First of all, be sure you have everything checked before your departure. There are some common mistakes that can cause potential problems which can ruin your vacation for good. No matter how irrelevant these might sound, it’s better to be safe than sorry.
Updating the Pet ID
If your dog should find himself lost in any scenario,it is best to make sure he has up-to-date contact information. Although the chip is the most secure way of backing him up, he can also have his ID on the collar and on his carrier.
Ensuring a Pet Health Certificate
When traveling by plane, be aware that airplanes require you to have an up-to-date pet health certificate that proves your dog has been checked and vaccinated. Usually, this certificate is considered current only within ten days. Be sure to check these requirements with your airline.
Booking the Flight
Consider booking an early morning or an evening flight just so as to avoid any temperature extremes if you plan on having your dog fly in the cargo bay.
Making a Checklist
Make a detailed checklist of everything you need to take with you. Of course, this is not necessary, but it will surely alleviate the additional stress of having to constantly go through the list in your head.
2. On the Road
As previously stated, dogs don’t handle temperature extremes well. On warm days, the heat in cars can increase to life-threatening temperatures when left closed, so in no case should you leave your dog inside a parked car.

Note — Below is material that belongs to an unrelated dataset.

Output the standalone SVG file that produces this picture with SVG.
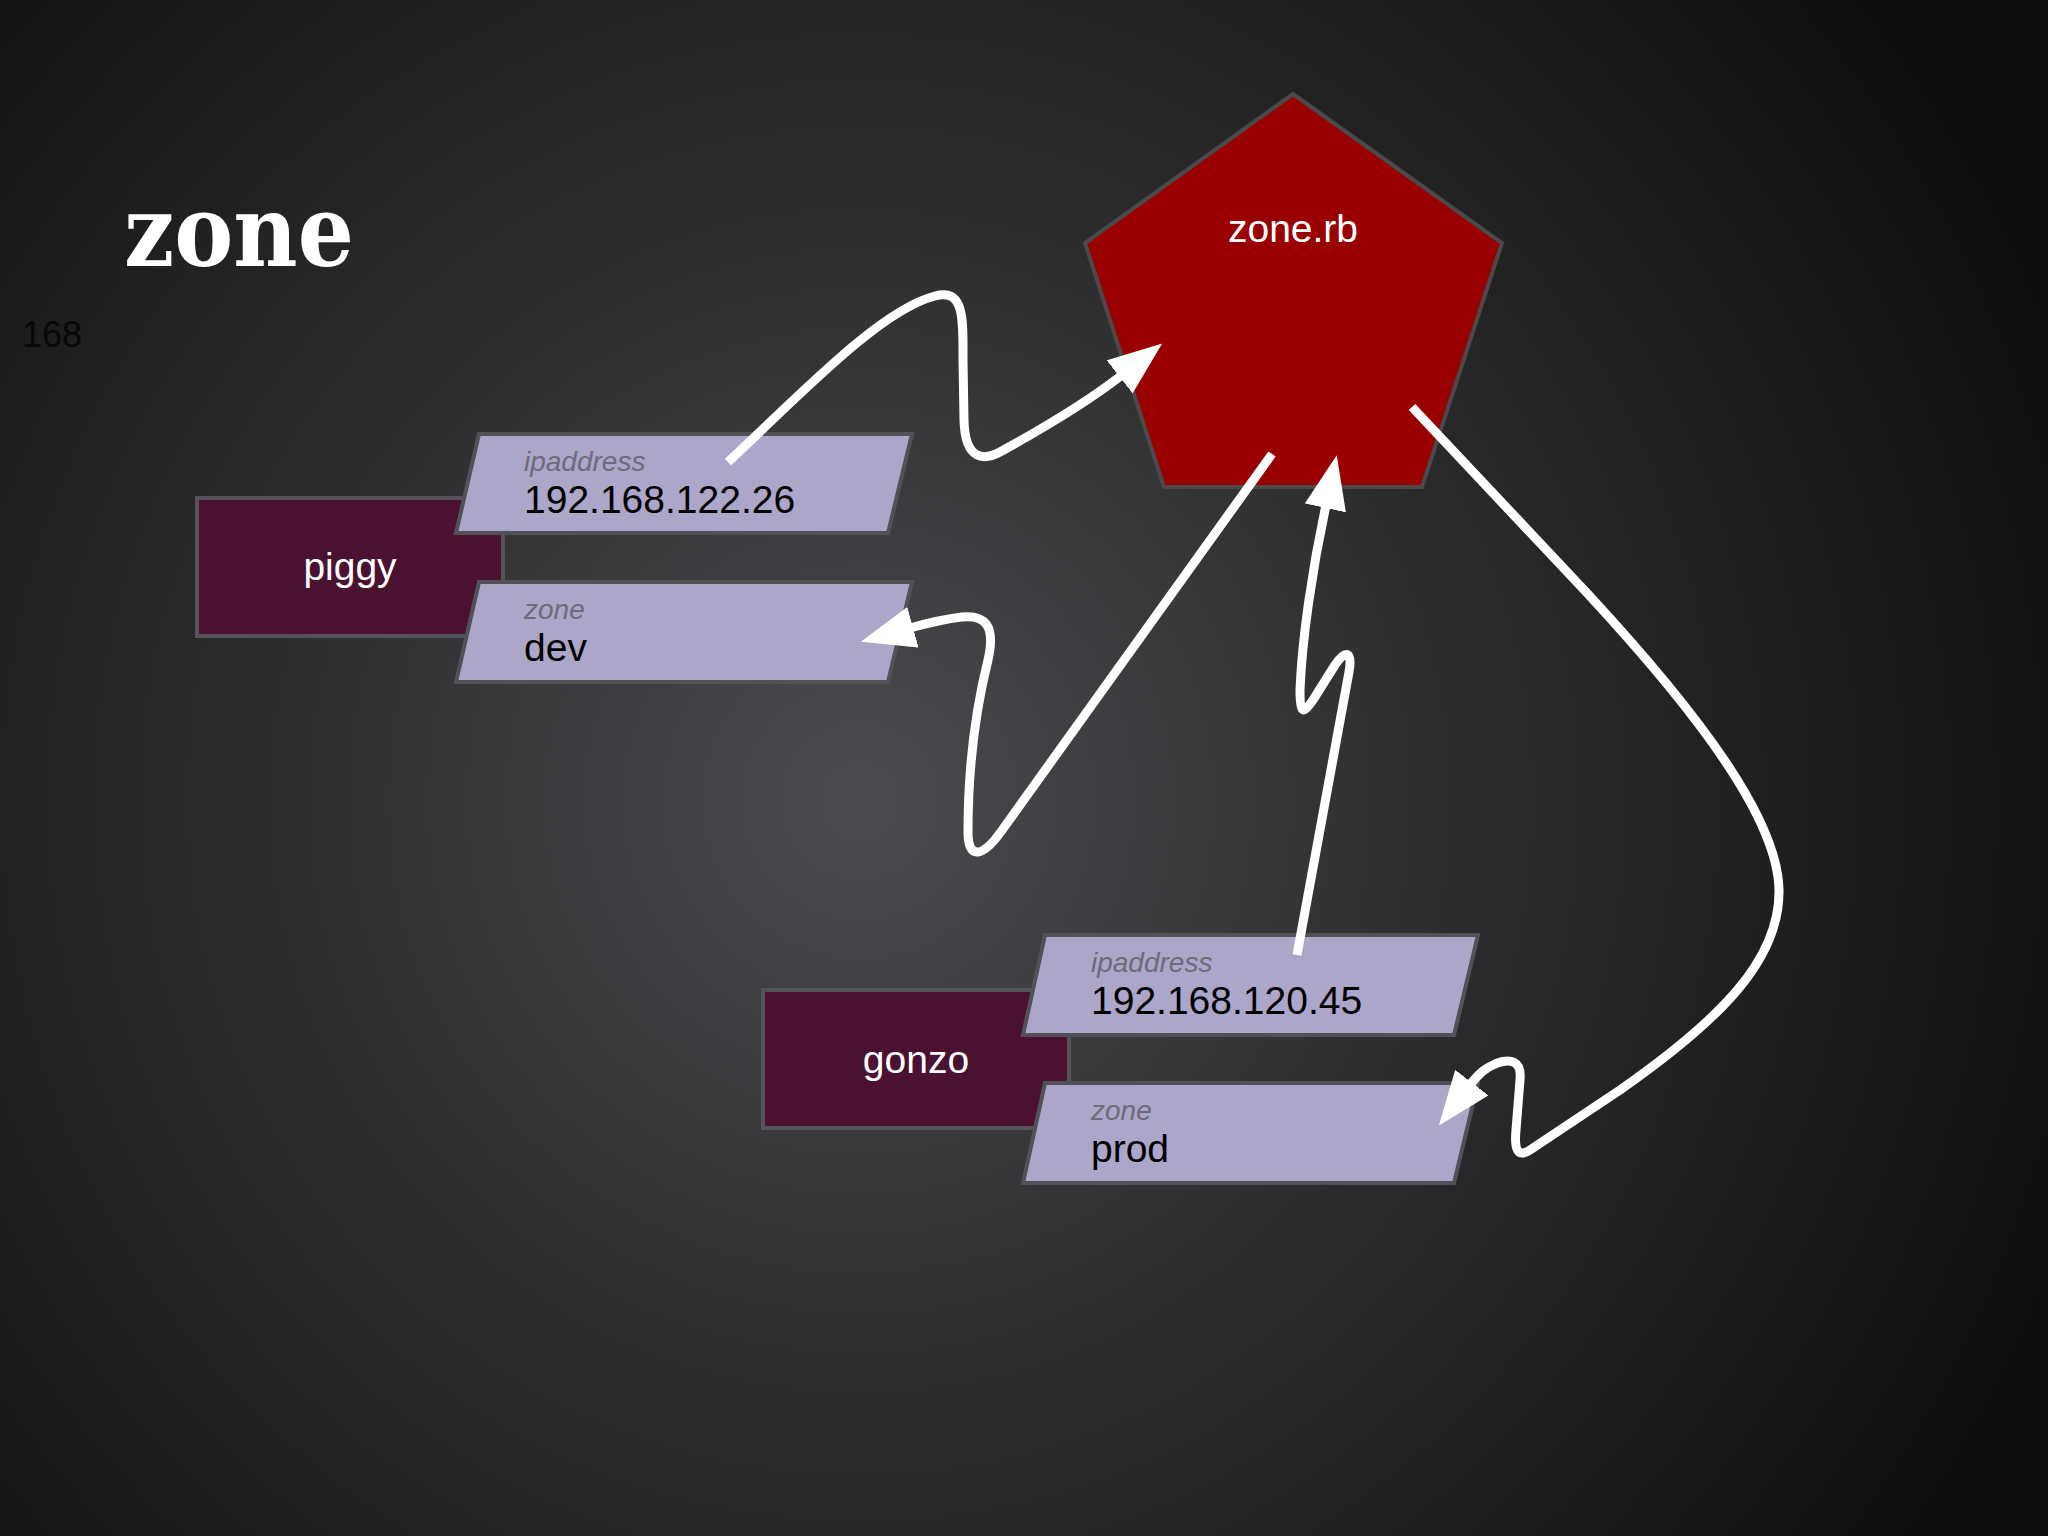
<svg xmlns="http://www.w3.org/2000/svg" width="2048" height="1536" viewBox="0 0 2048 1536">
<defs>
<radialGradient id="bg" cx="860" cy="800" r="1300" gradientUnits="userSpaceOnUse">
<stop offset="0" stop-color="#4b4a4e"/>
<stop offset="0.5" stop-color="#2a2a2c"/>
<stop offset="1" stop-color="#0e0e0e"/>
</radialGradient>
<marker id="ah" viewBox="0 0 54 42" refX="3" refY="21" markerWidth="54" markerHeight="42" markerUnits="userSpaceOnUse" orient="auto">
<path d="M0,0 L54,21 L0,42 z" fill="#ffffff"/>
</marker>
<style>
.host{fill:#4b1131;stroke:#555359;stroke-width:4}
.attr{fill:#aca6c9;stroke:#535158;stroke-width:4}
.lbl{font-family:"Liberation Sans",Arial,sans-serif;font-style:italic;font-size:28px;fill:#6f6b7b}
.val{font-family:"Liberation Sans",Arial,sans-serif;font-size:39px;fill:#000000}
.name{font-family:"Liberation Sans",Arial,sans-serif;font-size:39px;fill:#ffffff;text-anchor:middle}
.conn{fill:none;stroke:#ffffff;stroke-width:9;stroke-linecap:butt;stroke-linejoin:round;marker-end:url(#ah)}
</style>
</defs>
<rect x="0" y="0" width="2048" height="1536" fill="url(#bg)"/>
<text x="124" y="266" font-family="'DejaVu Serif','Liberation Serif',serif" font-weight="bold" font-size="100" textLength="230" lengthAdjust="spacingAndGlyphs" fill="#ffffff">zone</text>
<text x="22" y="347" font-family="'Liberation Sans',Arial,sans-serif" font-size="36" fill="#080808">168</text>

<g id="zone-rb">
<polygon points="1293,94 1502,243 1422,487 1164,487 1085,243" fill="#990000" stroke="#4a4a4c" stroke-width="4"/>
<text class="name" x="1293" y="242">zone.rb</text>
</g>

<g id="piggy">
<rect class="host" x="197" y="498" width="306" height="138"/>
<text class="name" x="350" y="580">piggy</text>
</g>
<g id="piggy-ipaddress">
<polygon class="attr" points="479,434 912,434 888,533 456,533"/>
<text class="lbl" x="524" y="471">ipaddress</text>
<text class="val" x="524" y="513">192.168.122.26</text>
</g>
<g id="piggy-zone">
<polygon class="attr" points="479,582 912,582 888,682 456,682"/>
<text class="lbl" x="524" y="619">zone</text>
<text class="val" x="524" y="661">dev</text>
</g>

<g id="gonzo">
<rect class="host" x="763" y="990" width="306" height="138"/>
<text class="name" x="916" y="1073">gonzo</text>
</g>
<g id="gonzo-ipaddress">
<polygon class="attr" points="1045,935 1478,935 1454,1035 1023,1035"/>
<text class="lbl" x="1091" y="972">ipaddress</text>
<text class="val" x="1091" y="1014">192.168.120.45</text>
</g>
<g id="gonzo-zone">
<polygon class="attr" points="1045,1083 1478,1083 1454,1183 1023,1183"/>
<text class="lbl" x="1091" y="1120">zone</text>
<text class="val" x="1091" y="1162">prod</text>
</g>

<g id="connectors">
<path class="conn" d="M728,462 C800,395 880,310 935,296 C965,288 963,320 963,360 L964,420 C965,462 985,460 1000,452 C1040,430 1090,400 1122,375"/>
<path class="conn" d="M1272,454 L1000,833 C984,855 968,862 968,832 C968,760 978,700 988,660 C996,625 985,615 962,617 C945,619 928,623 910,628"/>
<path class="conn" d="M1297,955 L1349,672 C1353,650 1345,650 1335,665 L1313,700 C1302,716 1300,712 1300,690 C1302,640 1312,570 1326,505"/>
<path class="conn" d="M1412,407 L1587,593 C1700,715 1778,820 1779,890 C1780,960 1720,1020 1620,1090 L1530,1150 C1518,1158 1514,1150 1516,1130 L1520,1080 C1522,1060 1510,1058 1495,1064 C1486,1068 1480,1072 1470,1085"/>
</g>
</svg>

You should feed your dog a few hours before the departure, as feeding them any sooner may lead to sickness during the ride.
This goes for exercising them as well. You should make the time to do it as it will calm them during the trip, but keep in mind that it should be done several hours before you depart so as to prevent them from being hot and thirsty in the car.
3. Aids and Apps
There are great phone apps out there that can help and provide you with any kind of information you need regarding the local dog facilities. Give them a try as they can prove to be as fun as they are practical – and maybe even indispensable.
Petlas is a global database of pet-friendly places and services such as vets, restaurants, and parks. You can even find other dog owners when you enter your location which can lead you to unexpected encounters.
Pet First Aid – Red Cross
This is an app that not only helps you locate the nearest emergency hospital but also provides you with different types of instructions, step-by-step and how to videos for any emergency procedure.
For the adventurous travelers, All Trails reveals the largest collection of trail maps for hikers and other active dog owners. It will let you know what trails are pet-friendly and provide you with directions.
Bring Fido is irreplaceable when it comes to finding any kinds of dog-friendly locations, hotels, restaurants, and attractions, which includes helpful reviews and photos from other users. Also, you can filter out more specific information.
4. Mind the Quarantine Periods
Although most countries will require only the vaccination and health certificate at the border, some countries have more strict regulations and may require you to leave your dog quarantined, some even for a longer period like the UK.
Don’t let this prevent you from traveling, there are many myths around this topic, you should just make sure to get informed on time. And there are plenty of Dog friendly retreats in the UK you shouldn’t miss out on because of this concern.
5. Alternative Solutions
Of course, you can always consider the option of leaving your dog at someone’s care while you’re away. Here are different solutions to this, some of which you might feel more comfortable with:
- Leavin them at a kennel, boarding facility or a pet hotel
- Hiring a professional pet-sitter like Charlotte dog sitter
- Having them stay at your local vet
- Finding a volunteer
All of this isn’t supposed to come as an additional bother but is mentioned precisely to take away any unnecessary concerns and leave you with more time for fun and engaging activities with your dog.